Source code of charts
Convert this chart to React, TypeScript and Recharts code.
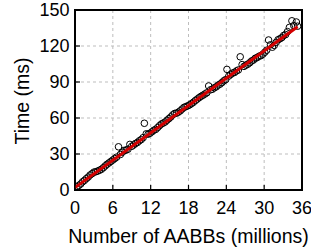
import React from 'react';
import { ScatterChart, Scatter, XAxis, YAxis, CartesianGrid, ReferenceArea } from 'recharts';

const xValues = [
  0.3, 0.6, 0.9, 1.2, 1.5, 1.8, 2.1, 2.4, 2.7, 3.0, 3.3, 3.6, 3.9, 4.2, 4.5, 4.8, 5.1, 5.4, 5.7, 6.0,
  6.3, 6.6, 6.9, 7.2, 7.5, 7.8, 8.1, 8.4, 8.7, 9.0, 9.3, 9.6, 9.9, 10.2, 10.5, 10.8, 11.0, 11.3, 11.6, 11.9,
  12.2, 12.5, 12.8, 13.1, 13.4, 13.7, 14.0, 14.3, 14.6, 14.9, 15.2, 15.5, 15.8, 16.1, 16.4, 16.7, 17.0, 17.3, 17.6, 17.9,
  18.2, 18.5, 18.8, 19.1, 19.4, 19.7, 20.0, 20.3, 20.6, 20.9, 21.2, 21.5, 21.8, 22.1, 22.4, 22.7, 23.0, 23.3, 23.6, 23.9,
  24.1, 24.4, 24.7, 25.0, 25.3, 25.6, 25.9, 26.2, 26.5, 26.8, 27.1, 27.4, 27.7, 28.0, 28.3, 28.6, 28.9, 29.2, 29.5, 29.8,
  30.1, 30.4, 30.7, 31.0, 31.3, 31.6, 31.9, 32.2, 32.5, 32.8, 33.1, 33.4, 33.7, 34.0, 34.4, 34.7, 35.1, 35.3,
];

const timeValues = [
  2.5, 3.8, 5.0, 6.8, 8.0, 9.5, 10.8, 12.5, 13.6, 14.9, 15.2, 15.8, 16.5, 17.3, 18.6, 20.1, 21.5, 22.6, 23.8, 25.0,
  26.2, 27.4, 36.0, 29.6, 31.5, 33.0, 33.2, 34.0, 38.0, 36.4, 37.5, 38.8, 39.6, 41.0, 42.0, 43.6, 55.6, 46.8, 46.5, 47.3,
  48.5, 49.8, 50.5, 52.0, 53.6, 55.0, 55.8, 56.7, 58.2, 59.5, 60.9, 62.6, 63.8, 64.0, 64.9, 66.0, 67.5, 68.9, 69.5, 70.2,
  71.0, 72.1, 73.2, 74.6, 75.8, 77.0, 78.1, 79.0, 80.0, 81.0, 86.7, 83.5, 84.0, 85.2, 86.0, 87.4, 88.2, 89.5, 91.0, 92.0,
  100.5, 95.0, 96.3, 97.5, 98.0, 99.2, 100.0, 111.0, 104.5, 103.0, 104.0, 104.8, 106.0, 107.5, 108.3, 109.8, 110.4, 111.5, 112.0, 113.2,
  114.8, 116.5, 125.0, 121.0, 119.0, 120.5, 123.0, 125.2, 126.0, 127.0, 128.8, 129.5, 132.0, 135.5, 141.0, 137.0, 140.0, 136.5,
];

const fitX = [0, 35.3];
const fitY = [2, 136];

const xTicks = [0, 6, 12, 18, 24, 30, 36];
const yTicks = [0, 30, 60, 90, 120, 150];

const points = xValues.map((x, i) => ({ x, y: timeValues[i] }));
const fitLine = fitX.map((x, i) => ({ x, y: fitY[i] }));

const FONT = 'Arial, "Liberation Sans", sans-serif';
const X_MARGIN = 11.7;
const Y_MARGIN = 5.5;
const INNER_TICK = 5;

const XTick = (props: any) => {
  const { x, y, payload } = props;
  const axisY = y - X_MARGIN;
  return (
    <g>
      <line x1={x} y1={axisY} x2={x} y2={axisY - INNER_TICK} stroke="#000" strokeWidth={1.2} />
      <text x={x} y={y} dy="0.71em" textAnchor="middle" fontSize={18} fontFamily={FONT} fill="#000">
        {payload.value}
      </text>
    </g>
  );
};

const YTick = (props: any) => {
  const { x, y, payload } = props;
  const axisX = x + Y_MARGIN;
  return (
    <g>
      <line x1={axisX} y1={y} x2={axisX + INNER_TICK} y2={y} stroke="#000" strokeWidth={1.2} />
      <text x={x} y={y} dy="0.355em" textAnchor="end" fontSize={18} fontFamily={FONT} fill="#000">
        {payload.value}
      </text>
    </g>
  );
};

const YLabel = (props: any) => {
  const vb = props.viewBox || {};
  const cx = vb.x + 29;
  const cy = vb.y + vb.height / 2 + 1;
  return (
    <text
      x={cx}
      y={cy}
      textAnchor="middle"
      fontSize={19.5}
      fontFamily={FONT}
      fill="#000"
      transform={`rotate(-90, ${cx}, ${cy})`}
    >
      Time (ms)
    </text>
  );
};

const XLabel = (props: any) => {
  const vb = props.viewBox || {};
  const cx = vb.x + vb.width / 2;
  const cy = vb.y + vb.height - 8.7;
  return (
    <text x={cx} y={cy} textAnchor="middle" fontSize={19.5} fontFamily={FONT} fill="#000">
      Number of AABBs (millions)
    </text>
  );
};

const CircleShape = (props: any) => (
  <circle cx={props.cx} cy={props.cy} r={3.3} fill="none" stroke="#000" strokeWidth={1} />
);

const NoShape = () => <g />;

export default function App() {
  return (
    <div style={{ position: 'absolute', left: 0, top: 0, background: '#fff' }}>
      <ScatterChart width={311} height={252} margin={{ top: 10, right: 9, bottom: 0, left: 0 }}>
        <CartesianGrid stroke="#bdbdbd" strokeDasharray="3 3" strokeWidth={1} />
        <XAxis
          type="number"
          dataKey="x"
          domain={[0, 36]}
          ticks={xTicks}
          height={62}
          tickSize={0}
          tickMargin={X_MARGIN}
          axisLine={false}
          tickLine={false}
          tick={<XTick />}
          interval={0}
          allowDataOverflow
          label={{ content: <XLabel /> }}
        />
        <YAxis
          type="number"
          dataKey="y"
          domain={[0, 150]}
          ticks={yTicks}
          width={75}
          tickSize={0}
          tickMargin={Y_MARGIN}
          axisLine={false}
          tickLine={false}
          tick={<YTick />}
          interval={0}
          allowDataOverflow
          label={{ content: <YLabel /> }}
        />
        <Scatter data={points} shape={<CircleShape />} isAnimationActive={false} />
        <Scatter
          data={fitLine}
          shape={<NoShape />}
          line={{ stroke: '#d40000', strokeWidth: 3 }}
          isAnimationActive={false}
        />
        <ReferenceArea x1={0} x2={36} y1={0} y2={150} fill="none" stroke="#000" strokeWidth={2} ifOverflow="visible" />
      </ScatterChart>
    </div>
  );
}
---
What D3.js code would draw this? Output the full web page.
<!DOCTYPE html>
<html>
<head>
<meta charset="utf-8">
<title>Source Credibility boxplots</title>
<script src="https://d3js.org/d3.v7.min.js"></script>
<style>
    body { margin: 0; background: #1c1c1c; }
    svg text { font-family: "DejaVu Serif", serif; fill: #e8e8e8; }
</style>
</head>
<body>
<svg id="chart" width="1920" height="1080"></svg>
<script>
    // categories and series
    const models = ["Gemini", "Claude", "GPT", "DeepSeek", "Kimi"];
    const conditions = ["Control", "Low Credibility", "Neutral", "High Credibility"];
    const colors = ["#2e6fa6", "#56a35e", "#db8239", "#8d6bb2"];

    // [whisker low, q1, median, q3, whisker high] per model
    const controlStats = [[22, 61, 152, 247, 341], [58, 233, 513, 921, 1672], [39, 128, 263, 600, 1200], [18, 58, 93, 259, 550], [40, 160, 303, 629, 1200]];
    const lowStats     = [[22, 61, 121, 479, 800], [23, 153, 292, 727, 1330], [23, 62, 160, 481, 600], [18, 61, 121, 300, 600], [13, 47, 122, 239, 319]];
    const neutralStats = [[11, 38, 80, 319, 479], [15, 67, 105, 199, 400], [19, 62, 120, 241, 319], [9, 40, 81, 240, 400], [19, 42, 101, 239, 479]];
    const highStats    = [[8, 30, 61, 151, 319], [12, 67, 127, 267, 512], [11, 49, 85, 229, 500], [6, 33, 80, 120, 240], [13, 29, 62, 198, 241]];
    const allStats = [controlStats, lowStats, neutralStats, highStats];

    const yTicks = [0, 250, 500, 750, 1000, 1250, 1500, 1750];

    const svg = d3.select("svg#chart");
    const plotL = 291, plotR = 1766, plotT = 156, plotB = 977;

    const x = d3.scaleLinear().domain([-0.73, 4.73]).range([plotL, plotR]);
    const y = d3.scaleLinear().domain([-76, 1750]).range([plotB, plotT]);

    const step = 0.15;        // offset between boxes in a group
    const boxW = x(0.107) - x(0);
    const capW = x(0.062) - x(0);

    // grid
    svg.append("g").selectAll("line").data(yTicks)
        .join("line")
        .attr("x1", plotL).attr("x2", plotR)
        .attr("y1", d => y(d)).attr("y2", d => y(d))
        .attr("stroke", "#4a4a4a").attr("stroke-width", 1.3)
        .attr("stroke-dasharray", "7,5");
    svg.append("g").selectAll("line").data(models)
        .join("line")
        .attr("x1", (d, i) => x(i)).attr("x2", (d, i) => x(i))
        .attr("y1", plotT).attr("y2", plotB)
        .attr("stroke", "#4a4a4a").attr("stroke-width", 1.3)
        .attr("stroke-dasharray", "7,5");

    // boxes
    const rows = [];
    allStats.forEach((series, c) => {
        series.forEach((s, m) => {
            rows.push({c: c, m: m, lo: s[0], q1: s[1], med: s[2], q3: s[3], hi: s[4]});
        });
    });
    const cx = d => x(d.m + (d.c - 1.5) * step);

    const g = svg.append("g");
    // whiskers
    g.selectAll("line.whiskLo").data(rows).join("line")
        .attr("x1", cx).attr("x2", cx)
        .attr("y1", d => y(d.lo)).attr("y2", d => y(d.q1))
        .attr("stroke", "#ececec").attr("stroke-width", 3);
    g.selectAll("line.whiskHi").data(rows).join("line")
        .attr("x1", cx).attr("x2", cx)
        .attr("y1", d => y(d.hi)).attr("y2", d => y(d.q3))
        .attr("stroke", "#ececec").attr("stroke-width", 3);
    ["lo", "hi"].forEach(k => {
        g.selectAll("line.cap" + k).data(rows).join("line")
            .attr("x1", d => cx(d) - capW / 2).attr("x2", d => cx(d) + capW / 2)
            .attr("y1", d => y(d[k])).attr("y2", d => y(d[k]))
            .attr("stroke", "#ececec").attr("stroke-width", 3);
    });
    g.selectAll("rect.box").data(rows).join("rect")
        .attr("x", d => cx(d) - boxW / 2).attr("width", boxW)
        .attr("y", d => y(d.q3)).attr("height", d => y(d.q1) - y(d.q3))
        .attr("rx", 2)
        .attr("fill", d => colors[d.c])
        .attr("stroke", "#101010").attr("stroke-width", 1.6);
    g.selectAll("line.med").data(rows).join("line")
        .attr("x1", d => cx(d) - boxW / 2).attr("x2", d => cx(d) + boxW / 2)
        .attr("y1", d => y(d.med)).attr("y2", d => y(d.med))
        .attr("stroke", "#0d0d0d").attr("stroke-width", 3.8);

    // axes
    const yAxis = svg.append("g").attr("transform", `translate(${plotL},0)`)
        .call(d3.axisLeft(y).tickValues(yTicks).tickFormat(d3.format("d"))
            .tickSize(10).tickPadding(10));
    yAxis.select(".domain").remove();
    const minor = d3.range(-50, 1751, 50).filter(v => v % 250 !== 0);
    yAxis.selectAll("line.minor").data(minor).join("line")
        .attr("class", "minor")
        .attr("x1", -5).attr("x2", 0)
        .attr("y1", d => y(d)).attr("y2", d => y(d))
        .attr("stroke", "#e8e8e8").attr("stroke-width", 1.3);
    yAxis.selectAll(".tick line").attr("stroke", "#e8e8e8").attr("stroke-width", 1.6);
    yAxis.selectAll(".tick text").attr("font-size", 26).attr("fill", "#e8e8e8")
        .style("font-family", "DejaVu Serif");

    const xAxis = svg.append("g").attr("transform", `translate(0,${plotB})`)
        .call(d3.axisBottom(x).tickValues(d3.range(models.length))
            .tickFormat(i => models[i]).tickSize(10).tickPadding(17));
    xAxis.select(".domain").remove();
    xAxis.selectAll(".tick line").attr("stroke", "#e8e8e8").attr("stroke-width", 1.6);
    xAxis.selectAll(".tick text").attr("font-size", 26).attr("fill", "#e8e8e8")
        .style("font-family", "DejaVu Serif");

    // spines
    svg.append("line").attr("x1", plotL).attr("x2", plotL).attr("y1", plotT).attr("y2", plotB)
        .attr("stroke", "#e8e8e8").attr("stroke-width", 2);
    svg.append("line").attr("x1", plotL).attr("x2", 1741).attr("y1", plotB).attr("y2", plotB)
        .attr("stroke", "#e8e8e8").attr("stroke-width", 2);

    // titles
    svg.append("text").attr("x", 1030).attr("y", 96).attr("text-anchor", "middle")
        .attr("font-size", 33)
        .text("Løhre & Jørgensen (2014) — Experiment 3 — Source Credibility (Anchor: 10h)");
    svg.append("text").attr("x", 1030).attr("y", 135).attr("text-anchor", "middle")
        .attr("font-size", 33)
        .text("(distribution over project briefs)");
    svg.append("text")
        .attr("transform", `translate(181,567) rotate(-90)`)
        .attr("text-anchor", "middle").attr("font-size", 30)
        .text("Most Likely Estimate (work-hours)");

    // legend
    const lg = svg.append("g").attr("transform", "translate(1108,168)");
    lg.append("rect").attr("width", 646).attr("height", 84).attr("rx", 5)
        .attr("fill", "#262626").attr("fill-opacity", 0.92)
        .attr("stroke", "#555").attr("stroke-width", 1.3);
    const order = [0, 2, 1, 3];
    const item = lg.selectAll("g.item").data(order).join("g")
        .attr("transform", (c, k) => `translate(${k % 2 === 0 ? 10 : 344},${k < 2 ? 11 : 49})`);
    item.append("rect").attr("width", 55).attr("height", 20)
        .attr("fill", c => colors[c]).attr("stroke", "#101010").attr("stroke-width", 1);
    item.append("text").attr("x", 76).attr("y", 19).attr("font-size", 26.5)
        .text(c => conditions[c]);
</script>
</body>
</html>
==
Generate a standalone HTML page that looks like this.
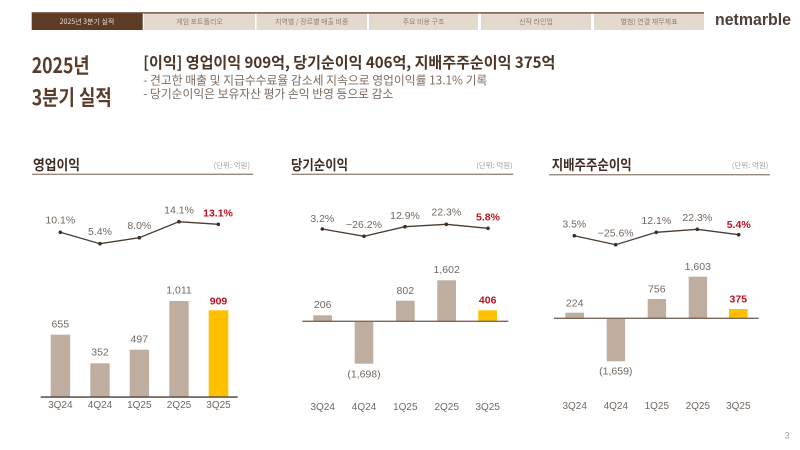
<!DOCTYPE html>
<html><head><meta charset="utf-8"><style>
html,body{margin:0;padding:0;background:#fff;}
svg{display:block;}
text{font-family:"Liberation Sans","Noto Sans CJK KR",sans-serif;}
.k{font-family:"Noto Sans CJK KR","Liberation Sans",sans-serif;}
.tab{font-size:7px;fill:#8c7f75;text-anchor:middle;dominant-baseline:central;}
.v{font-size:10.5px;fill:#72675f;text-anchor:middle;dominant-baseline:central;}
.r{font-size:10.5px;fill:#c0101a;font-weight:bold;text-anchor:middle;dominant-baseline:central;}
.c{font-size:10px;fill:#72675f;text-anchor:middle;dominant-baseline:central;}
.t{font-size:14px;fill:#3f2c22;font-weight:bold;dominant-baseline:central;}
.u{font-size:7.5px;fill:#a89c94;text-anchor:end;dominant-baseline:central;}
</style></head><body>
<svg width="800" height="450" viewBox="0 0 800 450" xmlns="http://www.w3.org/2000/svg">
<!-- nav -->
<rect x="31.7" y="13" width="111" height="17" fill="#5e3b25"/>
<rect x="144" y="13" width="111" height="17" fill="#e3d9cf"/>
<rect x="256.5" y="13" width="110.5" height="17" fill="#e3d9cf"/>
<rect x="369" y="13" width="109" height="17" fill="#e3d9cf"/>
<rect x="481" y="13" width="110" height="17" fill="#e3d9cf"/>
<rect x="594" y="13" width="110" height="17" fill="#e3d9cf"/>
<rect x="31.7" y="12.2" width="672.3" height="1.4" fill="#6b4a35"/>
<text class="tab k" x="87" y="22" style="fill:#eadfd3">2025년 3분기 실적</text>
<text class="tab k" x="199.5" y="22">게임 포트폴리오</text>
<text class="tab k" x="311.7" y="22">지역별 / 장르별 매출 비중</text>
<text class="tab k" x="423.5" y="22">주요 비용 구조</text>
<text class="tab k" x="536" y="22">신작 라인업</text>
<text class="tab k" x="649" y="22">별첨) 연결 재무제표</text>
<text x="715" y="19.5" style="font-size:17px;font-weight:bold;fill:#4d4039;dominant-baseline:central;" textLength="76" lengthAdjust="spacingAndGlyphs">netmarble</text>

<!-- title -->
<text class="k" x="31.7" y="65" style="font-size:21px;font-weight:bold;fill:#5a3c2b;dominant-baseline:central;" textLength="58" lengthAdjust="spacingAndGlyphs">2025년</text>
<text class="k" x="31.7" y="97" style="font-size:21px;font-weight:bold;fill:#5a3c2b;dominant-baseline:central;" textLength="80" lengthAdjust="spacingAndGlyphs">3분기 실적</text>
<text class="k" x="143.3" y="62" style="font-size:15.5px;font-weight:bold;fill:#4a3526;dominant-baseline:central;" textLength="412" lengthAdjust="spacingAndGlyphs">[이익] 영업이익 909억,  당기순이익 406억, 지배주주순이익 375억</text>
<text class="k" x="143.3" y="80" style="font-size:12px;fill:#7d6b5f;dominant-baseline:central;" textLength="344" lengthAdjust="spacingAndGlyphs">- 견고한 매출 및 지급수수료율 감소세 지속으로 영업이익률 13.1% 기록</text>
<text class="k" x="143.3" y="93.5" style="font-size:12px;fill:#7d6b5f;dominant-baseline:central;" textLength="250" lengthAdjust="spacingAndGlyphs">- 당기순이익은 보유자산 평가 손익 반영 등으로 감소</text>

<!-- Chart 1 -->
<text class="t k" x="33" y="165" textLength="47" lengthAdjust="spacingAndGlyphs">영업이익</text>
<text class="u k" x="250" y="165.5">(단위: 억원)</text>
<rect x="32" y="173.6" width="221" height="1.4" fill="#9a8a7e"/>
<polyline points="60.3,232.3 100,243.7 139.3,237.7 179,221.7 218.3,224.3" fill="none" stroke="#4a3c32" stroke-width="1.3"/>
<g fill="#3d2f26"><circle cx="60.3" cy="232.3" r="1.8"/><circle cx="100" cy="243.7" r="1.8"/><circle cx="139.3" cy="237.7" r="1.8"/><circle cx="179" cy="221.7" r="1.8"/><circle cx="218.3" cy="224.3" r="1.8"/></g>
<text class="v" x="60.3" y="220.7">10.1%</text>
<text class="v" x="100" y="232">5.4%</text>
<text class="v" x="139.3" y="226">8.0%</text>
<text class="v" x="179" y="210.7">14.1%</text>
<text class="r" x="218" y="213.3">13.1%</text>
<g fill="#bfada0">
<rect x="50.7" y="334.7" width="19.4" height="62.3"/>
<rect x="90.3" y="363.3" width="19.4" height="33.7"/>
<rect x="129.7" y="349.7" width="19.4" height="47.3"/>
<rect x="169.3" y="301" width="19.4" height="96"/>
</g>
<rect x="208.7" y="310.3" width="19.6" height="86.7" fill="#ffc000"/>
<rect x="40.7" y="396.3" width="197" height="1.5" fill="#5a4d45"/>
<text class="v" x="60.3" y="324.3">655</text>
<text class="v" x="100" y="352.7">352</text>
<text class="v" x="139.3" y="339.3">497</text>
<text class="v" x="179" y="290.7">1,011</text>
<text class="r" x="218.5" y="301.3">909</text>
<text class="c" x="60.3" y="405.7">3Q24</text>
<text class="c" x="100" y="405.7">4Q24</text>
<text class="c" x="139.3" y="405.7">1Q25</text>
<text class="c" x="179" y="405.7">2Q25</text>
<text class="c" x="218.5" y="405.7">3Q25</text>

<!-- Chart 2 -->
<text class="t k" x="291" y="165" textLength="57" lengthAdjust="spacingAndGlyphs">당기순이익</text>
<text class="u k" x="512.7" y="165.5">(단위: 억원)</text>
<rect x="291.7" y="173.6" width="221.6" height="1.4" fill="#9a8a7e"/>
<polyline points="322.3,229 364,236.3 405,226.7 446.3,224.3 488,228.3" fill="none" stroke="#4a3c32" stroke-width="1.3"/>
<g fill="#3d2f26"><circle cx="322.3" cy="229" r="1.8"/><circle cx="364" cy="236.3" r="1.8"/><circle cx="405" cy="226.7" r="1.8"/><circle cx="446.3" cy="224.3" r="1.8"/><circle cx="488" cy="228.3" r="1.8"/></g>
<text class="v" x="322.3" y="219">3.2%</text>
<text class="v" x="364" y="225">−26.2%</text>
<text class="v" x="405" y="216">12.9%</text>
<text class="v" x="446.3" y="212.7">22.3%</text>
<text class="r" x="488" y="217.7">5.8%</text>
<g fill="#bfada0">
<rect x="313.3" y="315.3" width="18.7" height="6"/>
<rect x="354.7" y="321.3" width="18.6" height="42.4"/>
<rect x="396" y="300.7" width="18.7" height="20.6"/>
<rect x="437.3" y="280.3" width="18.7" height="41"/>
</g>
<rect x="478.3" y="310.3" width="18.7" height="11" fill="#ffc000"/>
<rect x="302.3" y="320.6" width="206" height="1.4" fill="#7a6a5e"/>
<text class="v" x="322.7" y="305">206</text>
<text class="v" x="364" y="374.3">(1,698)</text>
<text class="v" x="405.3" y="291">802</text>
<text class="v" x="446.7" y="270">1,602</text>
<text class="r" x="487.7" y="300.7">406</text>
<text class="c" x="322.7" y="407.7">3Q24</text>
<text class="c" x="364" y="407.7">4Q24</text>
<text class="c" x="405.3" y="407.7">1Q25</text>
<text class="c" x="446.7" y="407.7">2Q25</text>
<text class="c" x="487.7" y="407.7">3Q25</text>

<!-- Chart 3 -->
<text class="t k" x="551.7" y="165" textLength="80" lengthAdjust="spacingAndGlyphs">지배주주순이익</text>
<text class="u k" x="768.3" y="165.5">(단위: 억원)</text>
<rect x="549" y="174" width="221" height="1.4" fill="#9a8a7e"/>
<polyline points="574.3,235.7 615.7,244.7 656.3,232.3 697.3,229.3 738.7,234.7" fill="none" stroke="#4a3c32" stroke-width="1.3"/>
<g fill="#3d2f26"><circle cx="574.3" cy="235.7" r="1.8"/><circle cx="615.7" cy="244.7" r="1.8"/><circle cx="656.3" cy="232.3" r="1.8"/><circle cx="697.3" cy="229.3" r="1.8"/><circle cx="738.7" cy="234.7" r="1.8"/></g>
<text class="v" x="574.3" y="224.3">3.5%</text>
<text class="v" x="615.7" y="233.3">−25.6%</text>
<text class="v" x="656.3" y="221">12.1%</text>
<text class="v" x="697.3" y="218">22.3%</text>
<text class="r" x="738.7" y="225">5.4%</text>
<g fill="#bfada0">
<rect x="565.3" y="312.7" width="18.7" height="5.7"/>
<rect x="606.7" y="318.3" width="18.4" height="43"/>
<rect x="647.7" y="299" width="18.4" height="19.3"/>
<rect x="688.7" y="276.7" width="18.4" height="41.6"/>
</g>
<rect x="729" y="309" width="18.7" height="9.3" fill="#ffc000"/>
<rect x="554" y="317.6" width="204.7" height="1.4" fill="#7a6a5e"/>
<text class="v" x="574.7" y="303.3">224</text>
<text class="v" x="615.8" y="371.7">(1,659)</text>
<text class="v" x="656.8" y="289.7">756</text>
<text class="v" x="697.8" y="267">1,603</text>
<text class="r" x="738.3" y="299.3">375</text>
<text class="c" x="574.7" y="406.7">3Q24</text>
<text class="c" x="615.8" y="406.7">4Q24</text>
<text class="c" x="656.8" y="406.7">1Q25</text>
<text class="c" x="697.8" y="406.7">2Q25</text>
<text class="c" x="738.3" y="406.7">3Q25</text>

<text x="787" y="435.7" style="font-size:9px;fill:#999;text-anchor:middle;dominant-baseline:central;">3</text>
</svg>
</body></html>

What is being asked:
Repeat only the lines from the one with "Convert this chart" down to the one with "YAxis, CartesianGrid, ReferenceArea", word for word and both included, and leave the pictures out.

Exercise result:
Convert this chart to React, TypeScript and Recharts code.
import React from 'react';
import { ScatterChart, Scatter, XAxis, YAxis, CartesianGrid, ReferenceArea } from 'recharts';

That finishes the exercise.